**Material:**
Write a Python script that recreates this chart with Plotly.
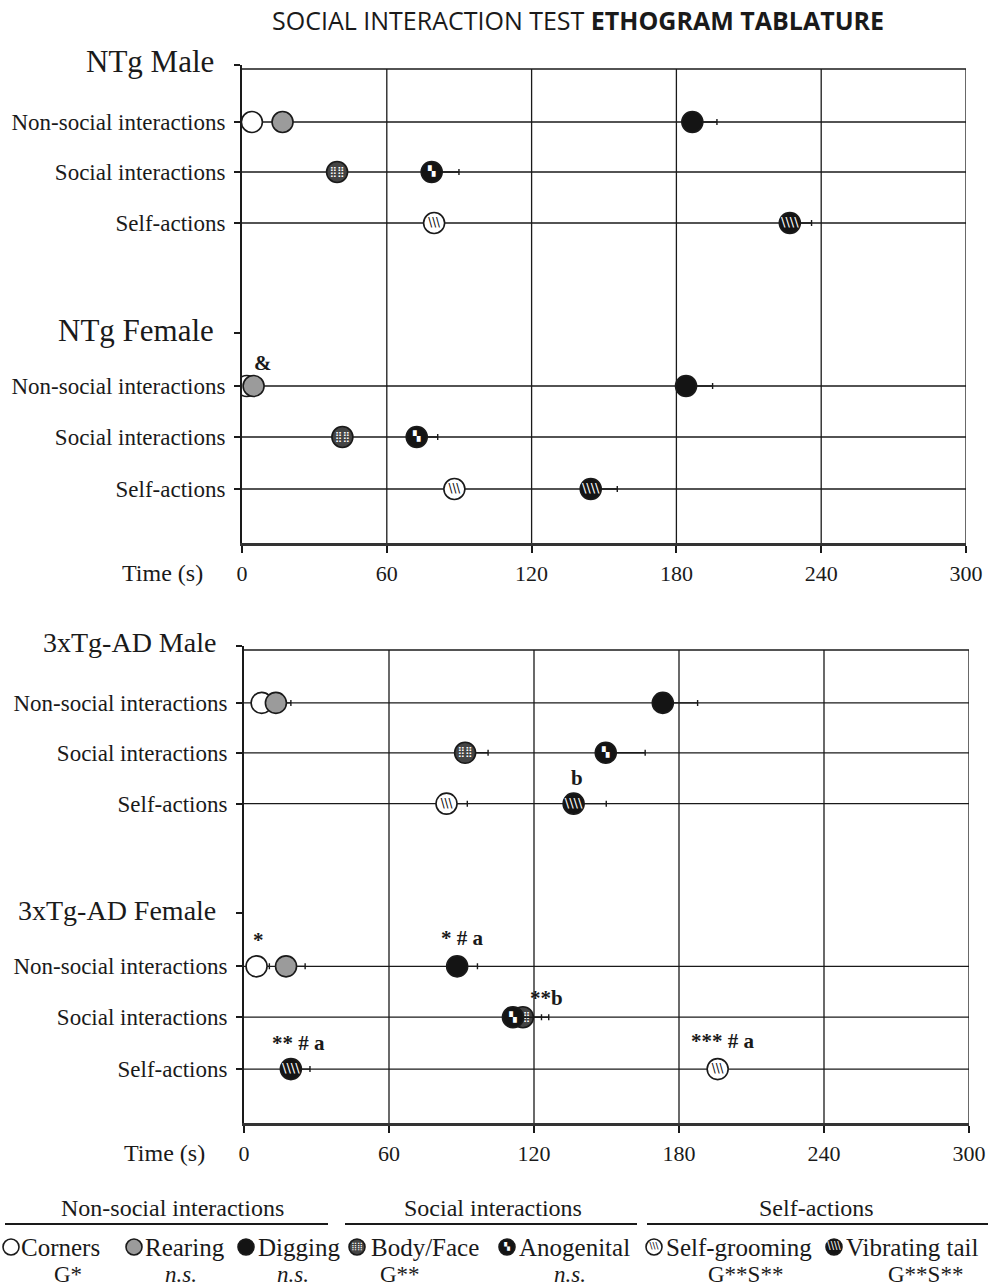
import plotly.graph_objects as go

# ---------------- data ----------------
behaviors = ["Corners", "Rearing", "Digging", "Body/Face", "Anogenital",
             "Self-grooming", "Vibrating tail"]
behavior_category = ["Non-social interactions", "Non-social interactions", "Non-social interactions",
                     "Social interactions", "Social interactions",
                     "Self-actions", "Self-actions"]
category_labels = ["Non-social interactions", "Social interactions", "Self-actions"]
group_labels = ["NTg Male", "NTg Female", "3xTg-AD Male", "3xTg-AD Female"]

# mean time (s) and error, order = group_labels
corners_mean = [4.1, 2.0, 7.3, 5.2]
corners_err = [1.5, 1.0, 2.0, 5.3]
rearing_mean = [16.8, 4.8, 13.2, 17.4]
rearing_err = [2.0, 1.5, 6.2, 7.9]
digging_mean = [186.6, 184.0, 173.3, 88.2]
digging_err = [10.2, 11.0, 14.4, 8.4]
bodyface_mean = [39.4, 41.6, 91.5, 115.4]
bodyface_err = [2.5, 2.5, 9.5, 10.7]
anogenital_mean = [78.6, 72.4, 149.7, 111.3]
anogenital_err = [11.3, 8.7, 16.3, 11.8]
selfgroom_mean = [79.6, 88.0, 83.8, 196.0]
selfgroom_err = [3.0, 3.0, 8.6, 3.0]
vibtail_mean = [227.0, 144.5, 136.4, 19.4]
vibtail_err = [9.0, 11.0, 13.5, 7.9]

behavior_stats = ["G*", "<i>n.s.</i>", "<i>n.s.</i>", "G**", "<i>n.s.</i>", "G**S**", "G**S**"]

# significance marks: (group, behavior, text)
sig_marks = [
    ("NTg Female", "Rearing", "&"),
    ("3xTg-AD Male", "Vibrating tail", "b"),
    ("3xTg-AD Female", "Corners", "*"),
    ("3xTg-AD Female", "Digging", "* # a"),
    ("3xTg-AD Female", "Body/Face", "**b"),
    ("3xTg-AD Female", "Vibrating tail", "** # a"),
    ("3xTg-AD Female", "Self-grooming", "*** # a"),
]

x_ticks = [0, 60, 120, 180, 240, 300]
x_title = "Time (s)"
chart_title = "SOCIAL INTERACTION TEST <b>ETHOGRAM TABLATURE</b>"

means = dict(zip(behaviors, [corners_mean, rearing_mean, digging_mean, bodyface_mean,
                             anogenital_mean, selfgroom_mean, vibtail_mean]))
errs = dict(zip(behaviors, [corners_err, rearing_err, digging_err, bodyface_err,
                            anogenital_err, selfgroom_err, vibtail_err]))

# ---------------- layout / style ----------------
W, H = 991, 1287
SERIF = "Liberation Serif"
INK = "#1a1a1a"

Y_BOTTOM = 478
BORDER_Y = 4
TITLE_Y = [0, 268]                      # male / female heading tick within a panel
ROW_Y = [[57, 107, 158], [321, 372, 424]]

panels = [
    dict(xa="x", ya="y", groups=[0, 1], px=(242, 966), py=(65, 543), title_size=31),
    dict(xa="x2", ya="y2", groups=[2, 3], px=(244, 969), py=(646, 1123), title_size=28),
]

BASE = {
    "Corners": "white",
    "Rearing": "#9b9b9b",
    "Digging": "#141414",
    "Body/Face": "#444444",
    "Anogenital": "#141414",
    "Self-grooming": "white",
    "Vibrating tail": "#141414",
}
# glyph overlays that mimic the pattern fills
OVERLAY = {
    "Body/Face": ("⣿⣿", "white", 0.50),
    "Anogenital": ("▚", "white", 0.46),
    "Self-grooming": ("\\\\\\", "black", 0.55),
    "Vibrating tail": ("\\\\\\\\", "white", 0.62),
}
SIG_SHIFT = {
    "&": (9, 23), "b": (3, 26), "*": (2, 26), "* # a": (5, 28),
    "**b": (24, 19), "** # a": (8, 26), "*** # a": (5, 28),
}

MSIZE = 21
fig = go.Figure()


def add_points(fig, xa, ya, xs, ys, beh, size, err=None):
    errd = None
    if err is not None:
        errd = dict(type="data", array=err, arrayminus=[0] * len(err), symmetric=False,
                    color=INK, thickness=1.4, width=3)
    fig.add_trace(go.Scatter(
        x=xs, y=ys, xaxis=xa, yaxis=ya, mode="markers", showlegend=False,
        name=beh, hoverinfo="x+name",
        marker=dict(symbol="circle", size=size, color=BASE[beh],
                    line=dict(color=INK, width=1.6)),
        error_x=errd))
    if beh in OVERLAY:
        glyph, col, frac = OVERLAY[beh]
        fig.add_trace(go.Scatter(
            x=xs, y=ys, xaxis=xa, yaxis=ya, mode="text", showlegend=False,
            hoverinfo="skip", text=[glyph] * len(xs), textposition="middle center",
            textfont=dict(family="DejaVu Sans", size=size * frac, color=col)))


shapes = []
annotations = []
for pi, p in enumerate(panels):
    ya_name = "yaxis" if pi == 0 else "yaxis2"
    xa_name = "xaxis" if pi == 0 else "xaxis2"
    xref, yref = p["xa"], p["ya"]
    tickvals, ticktext = [], []
    for gi_local, g in enumerate(p["groups"]):
        tickvals.append(TITLE_Y[gi_local]); ticktext.append("")
        for ci, cat in enumerate(category_labels):
            tickvals.append(ROW_Y[gi_local][ci]); ticktext.append(cat)
            shapes.append(dict(type="line", xref=xref, yref=yref, x0=x_ticks[0], x1=x_ticks[-1],
                               y0=ROW_Y[gi_local][ci], y1=ROW_Y[gi_local][ci],
                               line=dict(color=INK, width=1.3), layer="below"))
        annotations.append(dict(xref="paper", yref=yref, x=(p["px"][0] - 26) / W, y=TITLE_Y[gi_local],
                                xanchor="right", yanchor="middle", showarrow=False,
                                text=group_labels[g], yshift=3,
                                font=dict(family=SERIF, size=p["title_size"], color=INK)))
    # frame + vertical grid
    for xv in x_ticks[1:]:
        shapes.append(dict(type="line", xref=xref, yref=yref, x0=xv, x1=xv, y0=BORDER_Y, y1=Y_BOTTOM,
                           line=dict(color=INK, width=1.3), layer="below"))
    shapes.append(dict(type="line", xref=xref, yref=yref, x0=x_ticks[0], x1=x_ticks[-1],
                       y0=BORDER_Y, y1=BORDER_Y, line=dict(color=INK, width=1.5), layer="below"))

    fig.update_layout(**{
        xa_name: dict(domain=[p["px"][0] / W, p["px"][1] / W], range=[x_ticks[0], x_ticks[-1]],
                      anchor=yref, tickvals=x_ticks, ticks="outside", ticklen=7, tickwidth=1.5,
                      tickcolor=INK, showline=True, linewidth=2.5, linecolor="#333",
                      showgrid=False, zeroline=False, ticklabelstandoff=2, automargin=False,
                      tickfont=dict(family=SERIF, size=22, color=INK), fixedrange=True),
        ya_name: dict(domain=[1 - p["py"][1] / H, 1 - p["py"][0] / H], range=[Y_BOTTOM, 0],
                      anchor=xref, tickvals=tickvals, ticktext=ticktext, ticks="outside",
                      ticklen=6, tickwidth=1.5, tickcolor=INK, showline=True, linewidth=2,
                      linecolor=INK, showgrid=False, zeroline=False, ticklabelstandoff=4,
                      automargin=False,
                      tickfont=dict(family=SERIF, size=23, color=INK), fixedrange=True),
    })

    for bi, beh in enumerate(behaviors):
        ci = category_labels.index(behavior_category[bi])
        xs = [means[beh][g] for g in p["groups"]]
        ys = [ROW_Y[k][ci] for k in range(len(p["groups"]))]
        er = [errs[beh][g] for g in p["groups"]]
        add_points(fig, xref, yref, xs, ys, beh, MSIZE, er)

    # significance marks
    for gname, beh, txt in sig_marks:
        g = group_labels.index(gname)
        if g not in p["groups"]:
            continue
        k = p["groups"].index(g)
        ci = category_labels.index(behavior_category[behaviors.index(beh)])
        dx, dy = SIG_SHIFT[txt]
        annotations.append(dict(xref=xref, yref=yref, x=means[beh][g], y=ROW_Y[k][ci],
                                xshift=dx, yshift=dy, showarrow=False, text="<b>" + txt + "</b>",
                                font=dict(family=SERIF, size=21, color=INK)))

    # axis title
    annotations.append(dict(xref="paper", yref="paper", x=(p["px"][0] - 37) / W,
                            y=1 - (p["py"][1] + 30) / H, xanchor="right", yanchor="middle",
                            showarrow=False, text=x_title,
                            font=dict(family=SERIF, size=24, color=INK)))

# ---------------- custom legend (bottom strip) ----------------
LEG_TOP, LEG_H = 1190, 97
fig.update_layout(
    xaxis3=dict(domain=[0, 1], range=[0, W], visible=False, anchor="y3", fixedrange=True,
                automargin=False),
    yaxis3=dict(domain=[0, LEG_H / H], range=[LEG_H, 0], visible=False, anchor="x3",
                fixedrange=True, automargin=False),
)
legend_groups = [("Non-social interactions", 172, (5, 328)),
                 ("Social interactions", 493, (345, 637)),
                 ("Self-actions", 816, (647, 988))]
for txt, cx, (u0, u1) in legend_groups:
    annotations.append(dict(xref="x3", yref="y3", x=cx, y=18, showarrow=False, text=txt,
                            font=dict(family=SERIF, size=24, color=INK)))
    shapes.append(dict(type="line", xref="x3", yref="y3", x0=u0, x1=u1, y0=34, y1=34,
                       line=dict(color=INK, width=2.2)))
ICON_X = [11, 134, 246, 357, 507, 654, 834]
TEXT_X = [19, 143, 256, 369, 517, 664, 844]
STAT_X = [68, 181, 293, 400, 570, 745, 925]
for bi, beh in enumerate(behaviors):
    add_points(fig, "x3", "y3", [ICON_X[bi]], [57], beh, 16)
    annotations.append(dict(xref="x3", yref="y3", x=TEXT_X[bi], y=57, xanchor="left",
                            showarrow=False, text=beh,
                            font=dict(family=SERIF, size=25, color=INK)))
    annotations.append(dict(xref="x3", yref="y3", x=STAT_X[bi], y=84, showarrow=False,
                            text=behavior_stats[bi],
                            font=dict(family=SERIF, size=23, color=INK)))

annotations.append(dict(xref="paper", yref="paper", x=578 / W, y=1 - 20 / H, showarrow=False,
                        xanchor="center", yanchor="middle",
                        text=chart_title, font=dict(family="Open Sans", size=25, color=INK)))

fig.update_layout(template="none", width=W, height=H, margin=dict(l=0, r=0, t=0, b=0),
                  autosize=False, paper_bgcolor="white", plot_bgcolor="white",
                  shapes=shapes, annotations=annotations, showlegend=False,
                  font=dict(family=SERIF, color=INK))

fig.write_html("out.html", config={"displayModeBar": False},
               post_script="document.body.style.margin='0';document.body.style.overflow='hidden';")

**Exercise aim:** Write down every line from the opening of the listing to the line with "import plotly.graph_objects as go", both included, and nothing else; the pictures are omitted.

**Answer:**
Write a Python script that recreates this chart with Plotly.
import plotly.graph_objects as go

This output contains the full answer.